Au-delà des autres volets de cet accord, nous considérons que la coopération avec l’ue n’est pas équitable en raison du déficit permanent de la balance commerciale de l’Algérie hors hydrocarbures en faveur des importations de l’ue.

Ce déficit risque de se creuser avec l’entrée en vigueur de la Zone de libre-échange. Nous ne voulons pas être un «grand bazar» pour les partenaires économiques. Si on prend en compte aussi les investissements directs étrangers, nous n’avons pas vu vraiment d’investissements dans notre pays, suite à cet accord.

Nous saluons donc la décision de l’Algérie de revoir cet accord pour préserver notre production nationale et ce, à travers notamment la révision du calendrier relatif au démantèlement tarifaire.

A la question de «lobbies», l’Algérie est en pleine transition économique.
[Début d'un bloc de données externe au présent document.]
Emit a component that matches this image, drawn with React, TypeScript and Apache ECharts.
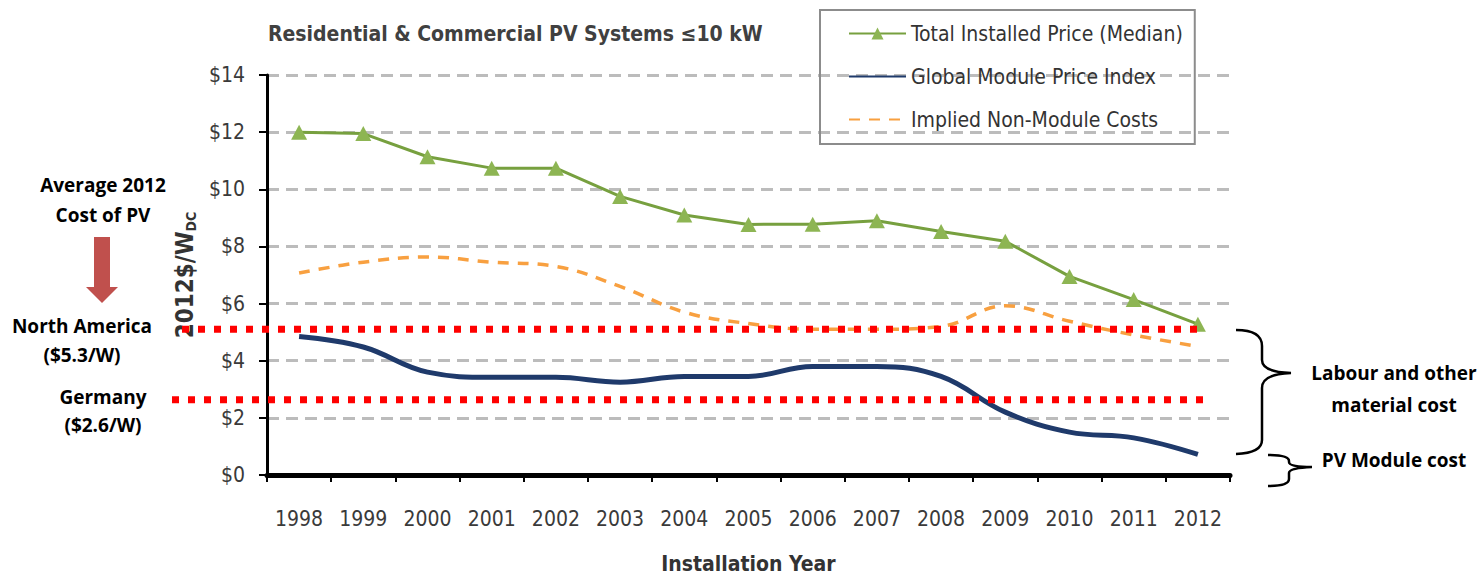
import React, { useEffect, useRef } from "react";
import * as echarts from "echarts";

const years = ["1998", "1999", "2000", "2001", "2002", "2003", "2004", "2005", "2006", "2007", "2008", "2009", "2010", "2011", "2012"];
const totalInstalled = [12.0, 11.95, 11.14, 10.74, 10.74, 9.75, 9.1, 8.77, 8.78, 8.9, 8.52, 8.18, 6.95, 6.14, 5.28];
const moduleIndex = [4.85, 4.48, 3.6, 3.42, 3.42, 3.25, 3.45, 3.45, 3.8, 3.8, 3.45, 2.2, 1.5, 1.3, 0.72];
const nonModule = [7.07, 7.45, 7.63, 7.45, 7.3, 6.6, 5.7, 5.3, 5.1, 5.1, 5.2, 5.92, 5.38, 4.9, 4.5];
const yTicks = [0, 2, 4, 6, 8, 10, 12, 14];
const naLevel = 5.1;
const deLevel = 2.63;

const NARROW = "'DejaVu Sans Condensed', 'Liberation Sans Narrow', sans-serif";
const CAL = "'Open Sans', Lato, sans-serif";

echarts.graphic.registerShape(
  "braceBig",
  echarts.graphic.extendPath(
    "M1236,330 Q1262,330 1262,346 L1262,360 Q1262,372 1291,373 Q1262,374 1262,388 L1262,440 Q1262,453 1236,454",
    {}
  )
);
echarts.graphic.registerShape(
  "braceSmall",
  echarts.graphic.extendPath(
    "M1268,455 Q1289,455 1289,461 L1289,462 Q1289,467 1312,467 Q1289,468 1289,473 L1289,479 Q1289,486 1268,486",
    {}
  )
);

const hiddenSymbol = { color: "rgba(0,0,0,0)", borderWidth: 0, opacity: 0 };

export default function App() {
  const ref = useRef<HTMLDivElement>(null);
  useEffect(() => {
    if (!ref.current) return;
    const chart = echarts.init(ref.current, undefined, { renderer: "svg" });
    chart.setOption({
      animation: false,
      backgroundColor: "#ffffff",
      title: {
        text: "Residential & Commercial PV Systems ≤10 kW",
        left: 263,
        top: 18,
        textStyle: { fontFamily: NARROW, fontWeight: "bold", fontSize: 21, color: "#404040" },
      },
      legend: {
        orient: "vertical",
        left: 820,
        top: 10,
        padding: [11, 12, 12, 28],
        itemGap: 18,
        itemWidth: 57,
        itemHeight: 15,
        borderColor: "#8c8c8c",
        borderWidth: 2,
        textStyle: { fontFamily: NARROW, fontSize: 21, color: "#333333", lineHeight: 25 },
        data: [
          { name: "Total Installed Price (Median)" },
          { name: "Global Module Price Index", itemStyle: hiddenSymbol },
          { name: "Implied Non-Module Costs", itemStyle: hiddenSymbol },
        ],
      },
      grid: { left: 267, right: 251, top: 75, bottom: 100, outerBoundsMode: "none", containLabel: false },
      xAxis: {
        type: "category",
        data: years,
        boundaryGap: true,
        name: "Installation Year",
        nameLocation: "middle",
        nameGap: 78,
        nameTextStyle: { fontFamily: NARROW, fontWeight: "bold", fontSize: 21, color: "#333333" },
        axisLine: { lineStyle: { color: "#000000", width: 5 } },
        axisTick: { show: true, length: 7, lineStyle: { color: "#000000", width: 2 } },
        axisLabel: { interval: 0, fontFamily: NARROW, fontSize: 21, color: "#3a3a3a", margin: 33 },
      },
      yAxis: {
        type: "value",
        min: yTicks[0],
        max: yTicks[yTicks.length - 1],
        interval: 2,
        name: "{a|2012$/W}{b|DC}",
        nameLocation: "middle",
        nameGap: 66,
        nameTextStyle: {
          rich: {
            a: { fontFamily: NARROW, fontWeight: "bold", fontSize: 24, color: "#333333", lineHeight: 26 },
            b: { fontFamily: NARROW, fontWeight: "bold", fontSize: 14, color: "#333333", lineHeight: 13, verticalAlign: "bottom" },
          },
        },
        axisLine: { show: true, lineStyle: { color: "#000000", width: 3 } },
        axisTick: { show: true, length: 8, lineStyle: { color: "#000000", width: 2 } },
        axisLabel: { fontFamily: NARROW, fontSize: 21, color: "#3a3a3a", margin: 22, formatter: (v: number) => "$" + v },
        splitLine: {
          show: true,
          lineStyle: { color: "#bcbcbc", width: 3, type: [12, 7] },
        },
      },
      series: [
        {
          name: "Total Installed Price (Median)",
          type: "line",
          data: totalInstalled,
          symbol: "triangle",
          symbolSize: [16, 15],
          lineStyle: { color: "#77a03f", width: 3 },
          itemStyle: { color: "#8db553" },
          z: 5,
        },
        {
          name: "Global Module Price Index",
          type: "line",
          data: moduleIndex,
          smooth: 0.4,
          symbol: "none",
          lineStyle: { color: "#1f3a6b", width: 5 },
          itemStyle: { color: "#1f3a6b" },
          z: 4,
        },
        {
          name: "Implied Non-Module Costs",
          type: "line",
          data: nonModule,
          smooth: 0.4,
          symbol: "none",
          lineStyle: { color: "#f8a040", width: 3.5, type: [11, 9] },
          itemStyle: { color: "#f8a040" },
          z: 3,
        },
      ],
    });

    const yNA = chart.convertToPixel({ yAxisIndex: 0 }, naLevel) as number;
    const yDE = chart.convertToPixel({ yAxisIndex: 0 }, deLevel) as number;
    const txt = (text: string, x: number, y: number, size = 19) => ({
      type: "text",
      x,
      y,
      z: 100,
      style: { text, fill: "#000000", font: `bold ${size}px ${CAL}`, align: "center", verticalAlign: "middle" },
    });
    chart.setOption({
      graphic: [
        { type: "line", z: 100, shape: { x1: 182, y1: yNA, x2: 1206, y2: yNA }, style: { stroke: "#ff0000", lineWidth: 7, lineDash: [7, 9] } },
        { type: "line", z: 100, shape: { x1: 172, y1: yDE, x2: 1206, y2: yDE }, style: { stroke: "#ff0000", lineWidth: 7, lineDash: [7, 9] } },
        txt("Average 2012", 103, 185),
        txt("Cost of PV", 103, 215),
        {
          type: "polygon",
          z: 100,
          shape: { points: [[94, 237], [110, 237], [110, 287], [118, 287], [102, 303], [86, 287], [94, 287]] },
          style: { fill: "#c0504d" },
        },
        txt("North America", 82, 326),
        txt("($5.3/W)", 82, 355),
        txt("Germany", 103, 397),
        txt("($2.6/W)", 103, 425),
        { type: "braceBig", z: 100, style: { stroke: "#000000", fill: null, lineWidth: 2.5 } },
        { type: "braceSmall", z: 100, style: { stroke: "#000000", fill: null, lineWidth: 2.5 } },
        txt("Labour and other", 1394, 373),
        txt("material cost", 1394, 405),
        txt("PV Module cost", 1394, 460),
      ],
    });
    return () => chart.dispose();
  }, []);
  return <div ref={ref} style={{ position: "fixed", left: 0, top: 0, width: 1481, height: 575 }} />;
}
Nous sommes en phase de passer d’une croissance portée essentiellement sur la dépense publique et l’exploitation des ressources naturelles à un modèle qui favorise l’investissement et d’une manière générale à une économie émergente qui doit être portée par les entreprises.
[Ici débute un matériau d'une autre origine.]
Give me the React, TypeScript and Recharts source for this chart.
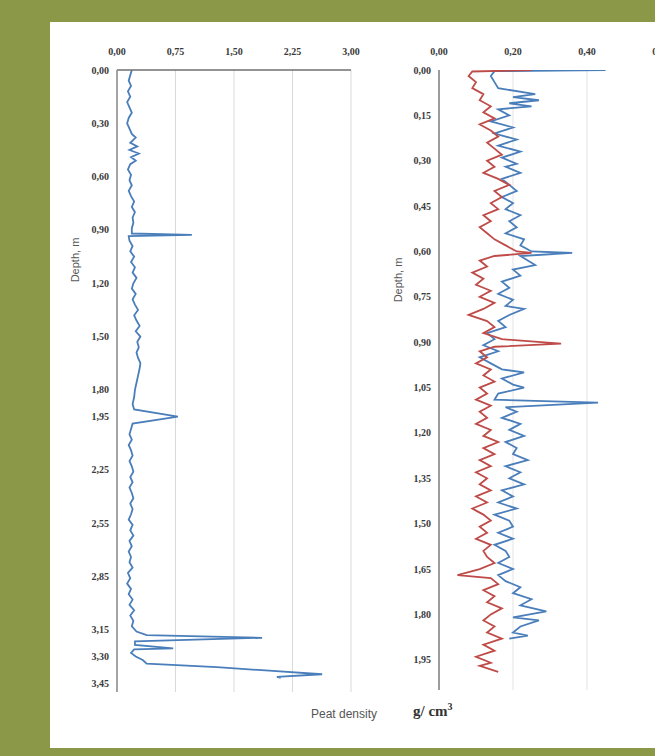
import React from 'react';
import { LineChart, Line, XAxis, YAxis, CartesianGrid } from 'recharts';

// ---- Core 1 (left panel) ----
const core1Depth = [
  0.00, 0.03, 0.06, 0.09, 0.12, 0.15, 0.18, 0.21, 0.24, 0.27, 0.30, 0.33, 0.36, 0.38, 0.41, 0.43, 0.45, 0.47, 0.49, 0.51,
  0.53, 0.56, 0.59, 0.62, 0.65, 0.68, 0.71, 0.74, 0.77, 0.80, 0.83, 0.86, 0.89, 0.92, 0.928, 0.935, 0.96, 0.99, 1.02, 1.05,
  1.08, 1.11, 1.14, 1.17, 1.20, 1.23, 1.26, 1.29, 1.32, 1.35, 1.38, 1.41, 1.44, 1.47, 1.50, 1.53, 1.56, 1.59, 1.62, 1.65,
  1.68, 1.72, 1.76, 1.80, 1.84, 1.88, 1.91, 1.95, 1.99, 2.02, 2.05, 2.08, 2.11, 2.14, 2.17, 2.20, 2.23, 2.26, 2.29, 2.32,
  2.35, 2.38, 2.41, 2.44, 2.47, 2.50, 2.53, 2.56, 2.59, 2.62, 2.65, 2.68, 2.71, 2.74, 2.77, 2.80, 2.83, 2.86, 2.89, 2.92,
  2.95, 2.98, 3.01, 3.04, 3.07, 3.10, 3.13, 3.16, 3.18, 3.195, 3.215, 3.235, 3.255, 3.26, 3.28, 3.30, 3.32, 3.34, 3.36, 3.38,
  3.40, 3.415, 3.42,
];
const core1Density = [
  0.19, 0.17, 0.15, 0.18, 0.14, 0.17, 0.13, 0.16, 0.19, 0.15, 0.13, 0.16, 0.19, 0.24, 0.17, 0.26, 0.16, 0.28, 0.18, 0.24,
  0.17, 0.14, 0.18, 0.16, 0.19, 0.15, 0.18, 0.22, 0.19, 0.23, 0.20, 0.21, 0.19, 0.19, 0.96, 0.15, 0.16, 0.20, 0.17, 0.22,
  0.18, 0.23, 0.20, 0.25, 0.21, 0.19, 0.24, 0.20, 0.23, 0.27, 0.22, 0.25, 0.29, 0.24, 0.30, 0.26, 0.28, 0.25, 0.27, 0.30,
  0.29, 0.27, 0.25, 0.23, 0.22, 0.20, 0.22, 0.78, 0.20, 0.18, 0.16, 0.19, 0.15, 0.18, 0.20, 0.16, 0.19, 0.21, 0.17, 0.20,
  0.16, 0.19, 0.21, 0.17, 0.20, 0.18, 0.15, 0.20, 0.17, 0.21, 0.16, 0.19, 0.15, 0.18, 0.16, 0.20, 0.14, 0.17, 0.13, 0.18,
  0.15, 0.20, 0.16, 0.22, 0.17, 0.21, 0.19, 0.25, 0.38, 1.86, 0.23, 0.23, 0.72, 0.22, 0.18, 0.24, 0.33, 0.38, 1.28, 1.95,
  2.63, 2.05, 2.10,
];
const core1DepthTicks = [0, 0.3, 0.6, 0.9, 1.2, 1.5, 1.8, 1.95, 2.25, 2.55, 2.85, 3.15, 3.3, 3.45];
const core1DensityTicks = [0, 0.75, 1.5, 2.25, 3.0];

// ---- Core 2 (right panel) ----
const blueDepth = [
  0.000, 0.004, 0.02, 0.04, 0.06, 0.08, 0.09, 0.10, 0.11, 0.12, 0.13, 0.15, 0.17, 0.19, 0.21, 0.23, 0.25, 0.27, 0.29, 0.31,
  0.32, 0.34, 0.36, 0.38, 0.40, 0.42, 0.44, 0.46, 0.48, 0.50, 0.52, 0.54, 0.56, 0.58, 0.60, 0.605, 0.615, 0.63, 0.645, 0.66,
  0.68, 0.70, 0.72, 0.74, 0.76, 0.78, 0.79, 0.81, 0.83, 0.85, 0.87, 0.89, 0.91, 0.93, 0.95, 0.97, 0.99, 1.00, 1.02, 1.04,
  1.05, 1.07, 1.09, 1.10, 1.115, 1.13, 1.15, 1.17, 1.19, 1.21, 1.23, 1.25, 1.27, 1.29, 1.31, 1.33, 1.35, 1.37, 1.39, 1.41,
  1.43, 1.45, 1.47, 1.49, 1.51, 1.53, 1.55, 1.57, 1.59, 1.61, 1.63, 1.65, 1.67, 1.69, 1.71, 1.73, 1.75, 1.77, 1.79, 1.81,
  1.82, 1.84, 1.86, 1.87, 1.88,
];
const blueDensity = [
  0.45, 0.15, 0.14, 0.15, 0.16, 0.26, 0.20, 0.27, 0.19, 0.25, 0.16, 0.19, 0.14, 0.20, 0.15, 0.21, 0.16, 0.22, 0.17, 0.21,
  0.18, 0.22, 0.17, 0.19, 0.21, 0.17, 0.20, 0.18, 0.22, 0.19, 0.21, 0.18, 0.23, 0.22, 0.25, 0.36, 0.22, 0.24, 0.26, 0.20,
  0.22, 0.17, 0.19, 0.16, 0.20, 0.18, 0.23, 0.19, 0.16, 0.18, 0.13, 0.15, 0.12, 0.16, 0.11, 0.14, 0.17, 0.23, 0.17, 0.20,
  0.23, 0.16, 0.15, 0.43, 0.18, 0.21, 0.17, 0.22, 0.19, 0.23, 0.18, 0.21, 0.20, 0.24, 0.18, 0.22, 0.19, 0.23, 0.17, 0.20,
  0.16, 0.21, 0.15, 0.19, 0.20, 0.16, 0.20, 0.15, 0.18, 0.19, 0.16, 0.20, 0.16, 0.18, 0.22, 0.20, 0.25, 0.22, 0.29, 0.20,
  0.27, 0.22, 0.20, 0.24, 0.19,
];
const redDepth = [
  0.000, 0.005, 0.02, 0.04, 0.06, 0.08, 0.10, 0.12, 0.14, 0.16, 0.18, 0.20, 0.22, 0.24, 0.26, 0.28, 0.30, 0.32, 0.34, 0.36,
  0.38, 0.40, 0.42, 0.44, 0.46, 0.48, 0.50, 0.52, 0.54, 0.56, 0.58, 0.60, 0.605, 0.615, 0.63, 0.65, 0.67, 0.69, 0.71, 0.73,
  0.75, 0.77, 0.79, 0.81, 0.83, 0.85, 0.87, 0.89, 0.905, 0.915, 0.93, 0.95, 0.97, 0.99, 1.01, 1.03, 1.05, 1.07, 1.09, 1.11,
  1.13, 1.15, 1.17, 1.19, 1.21, 1.23, 1.25, 1.27, 1.29, 1.31, 1.33, 1.35, 1.37, 1.39, 1.41, 1.43, 1.45, 1.47, 1.49, 1.51,
  1.53, 1.55, 1.57, 1.59, 1.61, 1.63, 1.65, 1.67, 1.68, 1.70, 1.72, 1.74, 1.76, 1.78, 1.80, 1.82, 1.84, 1.86, 1.88, 1.90,
  1.92, 1.94, 1.96, 1.97, 1.99,
];
const redDensity = [
  0.25, 0.09, 0.08, 0.10, 0.09, 0.12, 0.11, 0.14, 0.12, 0.15, 0.11, 0.14, 0.16, 0.13, 0.15, 0.17, 0.13, 0.15, 0.12, 0.16,
  0.19, 0.15, 0.17, 0.14, 0.16, 0.12, 0.14, 0.11, 0.13, 0.15, 0.18, 0.21, 0.25, 0.15, 0.11, 0.13, 0.09, 0.12, 0.10, 0.14,
  0.11, 0.15, 0.12, 0.08, 0.13, 0.15, 0.12, 0.17, 0.33, 0.15, 0.11, 0.13, 0.10, 0.14, 0.12, 0.15, 0.11, 0.13, 0.10, 0.14,
  0.11, 0.13, 0.10, 0.14, 0.12, 0.16, 0.12, 0.15, 0.11, 0.14, 0.10, 0.13, 0.11, 0.14, 0.10, 0.13, 0.09, 0.12, 0.14, 0.11,
  0.13, 0.10, 0.14, 0.12, 0.13, 0.15, 0.11, 0.05, 0.14, 0.16, 0.12, 0.15, 0.13, 0.17, 0.14, 0.12, 0.15, 0.13, 0.17, 0.12,
  0.15, 0.10, 0.14, 0.11, 0.16,
];
const core2DepthTicks = [0, 0.15, 0.3, 0.45, 0.6, 0.75, 0.9, 1.05, 1.2, 1.35, 1.5, 1.65, 1.8, 1.95];
const core2DensityTicks = [0, 0.2, 0.4, 0.6];

const core1Data = core1Depth.map((d, i) => ({ d, v: core1Density[i] }));

const core2Map = new Map<number, any>();
blueDepth.forEach((d, i) => {
  const r = core2Map.get(d) || { d };
  r.blue = blueDensity[i];
  core2Map.set(d, r);
});
redDepth.forEach((d, i) => {
  const r = core2Map.get(d) || { d };
  r.red = redDensity[i];
  core2Map.set(d, r);
});
const core2Data = Array.from(core2Map.values()).sort((a, b) => a.d - b.d);

const fmt = (v: number) => v.toFixed(2).replace('.', ',');
const tickStyle = { fontFamily: '"Liberation Serif", "Times New Roman", serif', fontSize: 10, fontWeight: 700, fill: '#3a3a3a' };
const BLUE = '#4A7EBB';
const RED = '#BE4B48';

export default function App() {
  return (
    <div style={{ position: 'fixed', left: 0, top: 0, width: 655, height: 756, background: '#8a9848', overflow: 'hidden' }}>
      <div style={{ position: 'absolute', left: 50, top: 22, width: 605, height: 726, background: '#ffffff' }} />

      <div style={{ position: 'absolute', left: 0, top: 0 }}>
        <LineChart
          width={370}
          height={697}
          layout="vertical"
          data={core1Data}
          margin={{ top: 50, right: 19, bottom: 5, left: 77 }}
        >
          <CartesianGrid horizontal={false} vertical stroke="#d9d9d9" />
          <XAxis
            type="number"
            orientation="top"
            domain={[0, 3]}
            ticks={core1DensityTicks}
            tickFormatter={fmt}
            tick={tickStyle}
            tickLine={false}
            tickMargin={9}
            height={20}
            axisLine={{ stroke: '#6f6f6f', strokeWidth: 1.5 }}
            allowDataOverflow
          />
          <YAxis
            type="number"
            dataKey="d"
            domain={[0, 3.5]}
            ticks={core1DepthTicks}
            tickFormatter={fmt}
            tick={tickStyle}
            tickLine={false}
            width={40}
            interval={0}
            axisLine={{ stroke: '#8c8c8c', strokeWidth: 1.5 }}
            allowDataOverflow
          />
          <Line dataKey="v" stroke={BLUE} strokeWidth={1.8} dot={false} isAnimationActive={false} />
        </LineChart>
      </div>

      <div style={{ position: 'absolute', left: 370, top: 0 }}>
        <LineChart
          width={301}
          height={695}
          layout="vertical"
          data={core2Data}
          margin={{ top: 50, right: 10, bottom: 5, left: 29 }}
        >
          <CartesianGrid horizontal={false} vertical stroke="#e3e3e3" />
          <XAxis
            type="number"
            orientation="top"
            domain={[0, 0.6]}
            ticks={core2DensityTicks}
            tickFormatter={fmt}
            tick={tickStyle}
            tickLine={false}
            tickMargin={9}
            height={20}
            axisLine={false}
            allowDataOverflow
          />
          <YAxis
            type="number"
            dataKey="d"
            domain={[0, 2.05]}
            ticks={core2DepthTicks}
            tickFormatter={fmt}
            tick={tickStyle}
            tickLine={false}
            width={40}
            interval={0}
            axisLine={{ stroke: '#7f7f7f', strokeWidth: 1.5 }}
            allowDataOverflow
          />
          <Line dataKey="blue" stroke={BLUE} strokeWidth={1.8} dot={false} connectNulls isAnimationActive={false} />
          <Line dataKey="red" stroke={RED} strokeWidth={1.8} dot={false} connectNulls isAnimationActive={false} />
        </LineChart>
      </div>

      <div style={{ position: 'absolute', left: 75, top: 260, width: 0, height: 0 }}>
        <div style={{ position: 'absolute', transform: 'translate(-50%, -50%) rotate(-90deg)', whiteSpace: 'nowrap', fontFamily: '"Liberation Sans", Arial, sans-serif', fontSize: 11, color: '#595959' }}>
          Depth, m
        </div>
      </div>
      <div style={{ position: 'absolute', left: 398, top: 280, width: 0, height: 0 }}>
        <div style={{ position: 'absolute', transform: 'translate(-50%, -50%) rotate(-90deg)', whiteSpace: 'nowrap', fontFamily: '"Liberation Sans", Arial, sans-serif', fontSize: 11, color: '#595959' }}>
          Depth, m
        </div>
      </div>

      <div style={{ position: 'absolute', left: 311, top: 707, fontFamily: '"Liberation Sans", Arial, sans-serif', fontSize: 12, color: '#555555', whiteSpace: 'nowrap' }}>
        Peat density
      </div>
      <div style={{ position: 'absolute', left: 413, top: 701, fontFamily: '"Liberation Serif", "Times New Roman", serif', fontSize: 15, fontWeight: 700, color: '#333333', whiteSpace: 'nowrap' }}>
        g/ cm<sup style={{ fontSize: 10 }}>3</sup>
      </div>
    </div>
  );
}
Cette nouvelle dynamique nous dicte aussi la nécessité d’une ouverture à l’international en matière de partenariat et d’IDE  (investissement  directs  étrangers). C’est pour dire, en fait, que nous ne pouvons pas nous développer en nous nous refermant sur nous-mêmes. Nnous avons besoin de savoir-faire étrangers. Mais nous devons aussi préserver nos intérêts, préserver nos secteurs stratégiques, nos entreprises stratégiques,  … comme d’ailleurs le font tous les pays du monde.

La CAPC a-t-elle une stratégie pour sortir de la crise qui frappe le pays ? Quelles sont les propositions que vous préconisez pour l’émergence enfin d’une véritable économie de marché ?

Il est tout à fait urgent et avant tout d’engager des réformes que je qualifie de structurelles et sans lesquelles il nous sera impossible de construire une économie compétitive. Il s’agit de la réforme bancaire, financière et fiscale, de la modernisation de l’administration économique pour la mettre au niveau requis par la gestion d’une économie moderne et enfin de la stabilité juridique et réglementaire qui régit l’activité économique. Pour la réussite de ces réformes, l’implication des acteurs économiques est de notre point de vue indispensable pour éviter l’inadéquation de ces lois avec la réalité du terrain, éviter l’instabilité juridique et redonner confiance aux opérateurs.

Toutefois, ne perdons pas de vue qu’au-delà de ces réformes urgentes, nous avons besoin d’une vision économique à long terme. Et fidèle à sa vocation de force de proposition, la CAPC est en train de finaliser ce que nous appelons «le  livre blanc». a travers ce document, nous souhaitons apporter notre contribution qui, en fait, reflète la vision des opérateurs économiques.